____ RECORDS SHOWN

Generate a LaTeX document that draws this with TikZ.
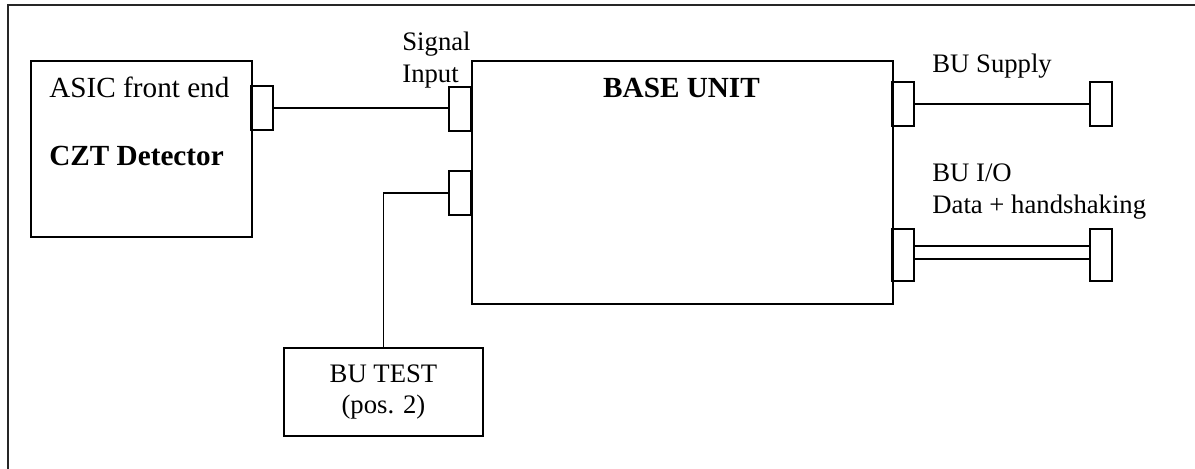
\documentclass[tikz,border=0pt]{standalone}
\usepackage{fontspec}
\setmainfont{Liberation Serif}
\usetikzlibrary{positioning}

\tikzset{
  unitbox/.style={draw, line width=1pt, inner sep=0pt, anchor=north west},
  plug/.style={draw, line width=1pt, inner sep=0pt, minimum width=11pt, minimum height=22pt},
  wire/.style={line width=0.9pt},
  lbl/.style={inner sep=0pt, align=left, font=\fontsize{13.35}{15.7}\selectfont},
  biglbl/.style={inner sep=0pt, font=\fontsize{14.6}{17}\selectfont}
}

\begin{document}
\begin{tikzpicture}[x=0.5pt,y=-0.5pt]
\useasboundingbox (0,0) rectangle (1195,468);
\clip (0,0) rectangle (1195,468);
% outer frame
\draw[line width=1.2pt, black!85] (8,5) rectangle (1215,490);

% main blocks
\node[unitbox, minimum width=110.5pt, minimum height=88pt] (det) at (30,60) {};
\node[unitbox, minimum width=210.5pt, minimum height=121.5pt] (base) at (471,60) {};
\node[unitbox, minimum width=99.5pt, minimum height=44pt, align=center,
      font=\fontsize{13.35}{15.5}\selectfont] (test) at (283,347) {BU TEST\\(pos. 2)};

% block texts
\node[biglbl, anchor=base west] (asic) at (49,97) {ASIC front end};
\node[biglbl, anchor=base west, font=\fontsize{14.6}{17}\selectfont\bfseries] (czt) at (49,165) {CZT Detector};
\node[biglbl, anchor=base, font=\fontsize{14.6}{17}\selectfont\bfseries] (basettl) at (681.5,97) {BASE UNIT};

% connectors
\node[plug] (detplug) at (262,108) {};
\node[plug] (sigplug) at (460,108.5) {};
\node[plug] (testplug) at (460,193) {};
\node[plug] (supplyplug) at (902.5,104) {};
\node[plug] (supplyend) at (1101,104) {};
\node[plug, minimum height=26pt] (ioplug) at (902.5,255) {};
\node[plug, minimum height=26pt] (ioend) at (1101,255) {};

% wiring
\draw[wire] (detplug.east) -- (detplug.east -| sigplug.west);
\draw[wire] (testplug.west) -| (test.north);
\draw[wire] (supplyplug.east) -- (supplyend.west);
\draw[wire] ([yshift=4.5pt]ioplug.east) -- ([yshift=4.5pt]ioend.west);
\draw[wire] ([yshift=-2pt]ioplug.east) -- ([yshift=-2pt]ioend.west);

% port labels
\node[lbl, anchor=base west] (siglbl) at (402,82) {Signal\\Input};
\node[lbl, anchor=base west] (supplylbl) at (932,72) {BU Supply};
\node[lbl, anchor=base west] (iolbl) at (932,213) {BU I/O\\Data + handshaking};
\end{tikzpicture}
\end{document}
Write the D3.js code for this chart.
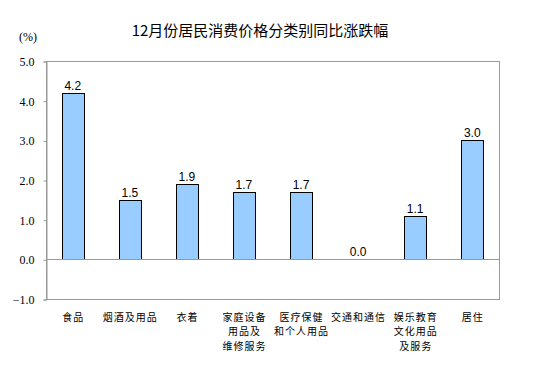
<!DOCTYPE html>
<html>
<head>
<meta charset="utf-8">
<script src="https://cdn.jsdelivr.net/npm/d3@7"></script>
<style>
body { margin: 0; background: #fff; }
</style>
</head>
<body>
<svg></svg>
<script>
const categories = [
    ["食品"],
    ["烟酒及用品"],
    ["衣着"],
    ["家庭设备", "用品及", "维修服务"],
    ["医疗保健", "和个人用品"],
    ["交通和通信"],
    ["娱乐教育", "文化用品", "及服务"],
    ["居住"]
];
const values = [4.2, 1.5, 1.9, 1.7, 1.7, 0.0, 1.1, 3.0];
const yTicks = [-1, 0, 1, 2, 3, 4, 5];

const width = 551;
const height = 371;
const plot = {left: 46, right: 499, top: 61, bottom: 299};

const svg = d3.select("svg")
    .attr("width", width)
    .attr("height", height);

const x = d3.scaleBand()
    .domain(d3.range(categories.length))
    .range([plot.left - 1.5, plot.right + 1.5])
    .paddingInner(0.61)
    .paddingOuter(0.3);

const y = d3.scaleLinear()
    .domain([-1, 5])
    .range([plot.bottom, plot.top]);

// frame
svg.append("rect")
    .attr("x", plot.left + 0.5)
    .attr("y", plot.top + 0.5)
    .attr("width", plot.right - plot.left)
    .attr("height", plot.bottom - plot.top)
    .attr("fill", "none")
    .attr("stroke", "#999");

// y axis
const yAxis = svg.append("g")
    .attr("transform", "translate(" + (plot.left + 0.5) + ",0.5)")
    .call(d3.axisLeft(y).tickValues(yTicks).tickSize(3).tickPadding(9)
        .tickFormat(d3.format(".1f")));
yAxis.select(".domain").attr("stroke", "#999");
yAxis.selectAll(".tick line").attr("stroke", "#999");
yAxis.selectAll("text")
    .attr("font-family", "'Liberation Serif', 'Times New Roman', serif")
    .attr("font-size", 12)
    .attr("fill", "#000");

// bars
svg.append("g").selectAll("rect")
    .data(values)
    .enter().append("rect")
    .attr("x", (d, i) => Math.round(x(i)) + 0.5)
    .attr("y", d => Math.round(y(Math.max(d, 0))) + 0.5)
    .attr("width", Math.round(x.bandwidth()))
    .attr("height", d => Math.abs(Math.round(y(0)) - Math.round(y(d))))
    .attr("fill", "#99CCFF")
    .attr("stroke", "#000")
    .attr("stroke-width", 1);

// zero line
svg.append("line")
    .attr("x1", plot.left)
    .attr("x2", plot.right)
    .attr("y1", Math.round(y(0)) + 0.5)
    .attr("y2", Math.round(y(0)) + 0.5)
    .attr("stroke", "#999");

// value labels
svg.append("g").selectAll("text")
    .data(values)
    .enter().append("text")
    .attr("x", (d, i) => x(i) + x.bandwidth() / 2)
    .attr("y", d => y(d) - 3)
    .attr("text-anchor", "middle")
    .attr("font-family", "Arial, 'Liberation Sans', sans-serif")
    .attr("font-size", 12)
    .text(d => d3.format(".1f")(d));

// category labels
const cat = svg.append("g").selectAll("text")
    .data(categories)
    .enter().append("text")
    .attr("text-anchor", "middle")
    .attr("font-family", "'Noto Sans CJK SC', sans-serif")
    .attr("font-size", 10)
    .attr("letter-spacing", 1)
    .attr("x", (d, i) => x(i) + x.bandwidth() / 2 + 0.5)
    .attr("y", 321);
cat.selectAll("tspan")
    .data(d => d)
    .enter().append("tspan")
    .attr("x", function () { return d3.select(this.parentNode).attr("x"); })
    .attr("dy", (d, i) => i === 0 ? 0 : 14.3)
    .text(d => d);

// title
svg.append("text")
    .attr("x", 260)
    .attr("y", 36)
    .attr("text-anchor", "middle")
    .attr("font-family", "'Noto Sans CJK SC', sans-serif")
    .attr("font-size", 15)
    .text("12月份居民消费价格分类别同比涨跌幅");

svg.append("text")
    .attr("x", 19)
    .attr("y", 41)
    .attr("font-family", "'Liberation Serif', 'Times New Roman', serif")
    .attr("font-size", 12)
    .text("(%)");
</script>
</body>
</html>
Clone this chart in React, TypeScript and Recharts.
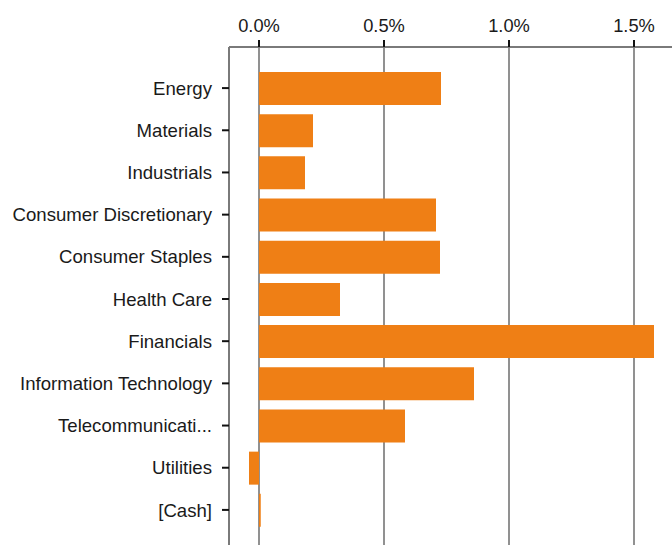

________

- [THE EXERCISE]
Find the string "this" in the records, then copy each line where it occurs.

- [COMPLETE RESPONSE]
Generate a LaTeX document that draws this with TikZ.
Write the D3.js code for this chart.
    .attr("x", function () { return d3.select(this.parentNode).attr("x"); })
Clone this chart in React, TypeScript and Recharts.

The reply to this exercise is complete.